(With the help of Jessica Meir and Martin Jelen)
-Martin Jelen is a Space Expert from NASA
Ace Collymore,
Canada
Listen to this article:
The 26-year-old electrical engineer was selected from 7,000 applicants. Katya Echazarreta will join the “Blue Origin” space mission funded by Jeff Bezos.
Born in Guadalajara, Mexico, Katya Echazarreta, who moved to the United States at the age of seven, has been selected from a pool of 7,000 applicants by nonprofit organization Space Humanity to participate in “Blue Origin,” the space mission funded by billionaire Jeff Bezos.
Blue Origin officials say the 26 year-old Echazarreta, who has considerable experience as an electrical engineer, will serve as a citizen science astronaut on behalf of Space for Humanity, a Denver-based space exploration interest group.

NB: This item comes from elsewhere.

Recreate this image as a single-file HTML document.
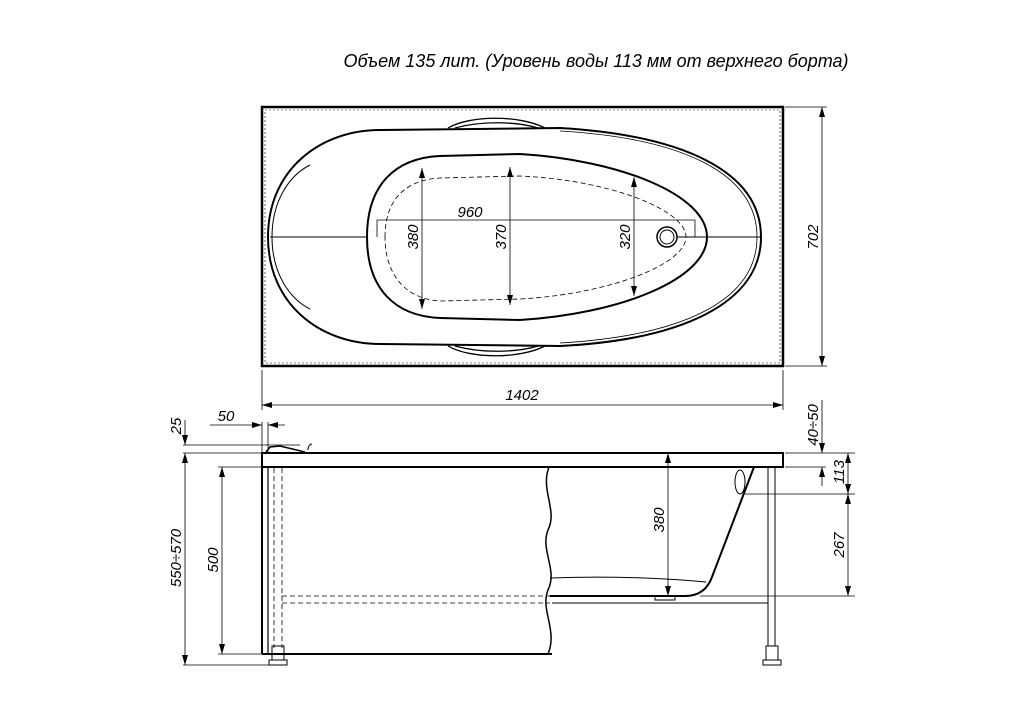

She said that she’s faced barriers while working her way up as an engineer in the space industry because of her gender and the country she was born in.
Katya Echazarreta is the first Mexican-born woman to fly to space.
Space for Humanity:
“I think the biggest [barrier] has been just a lack of belief in big goals and big dreams,” Echazarreta said.
“I’ve had to essentially keep a lot of these things secret because as soon as I mentioned anything like: I want to be an engineer, I want to work at NASA, I want to go to space, I want to be in the space industry, all I heard around me was, ‘No, you can’t do that,'” she said.
When Katya learned last month that she will be making the trip, she put her hands on her face, laughed, cried, then told an interviewer, “My mom is going to freak out …”
She later told a second interviewer that her mom “is so excited that she tried to go and get T-shirts made, she’s trying to find some matching rings for her, my sister and I, that I can take to space and get them engraved. She is just over the moon right now.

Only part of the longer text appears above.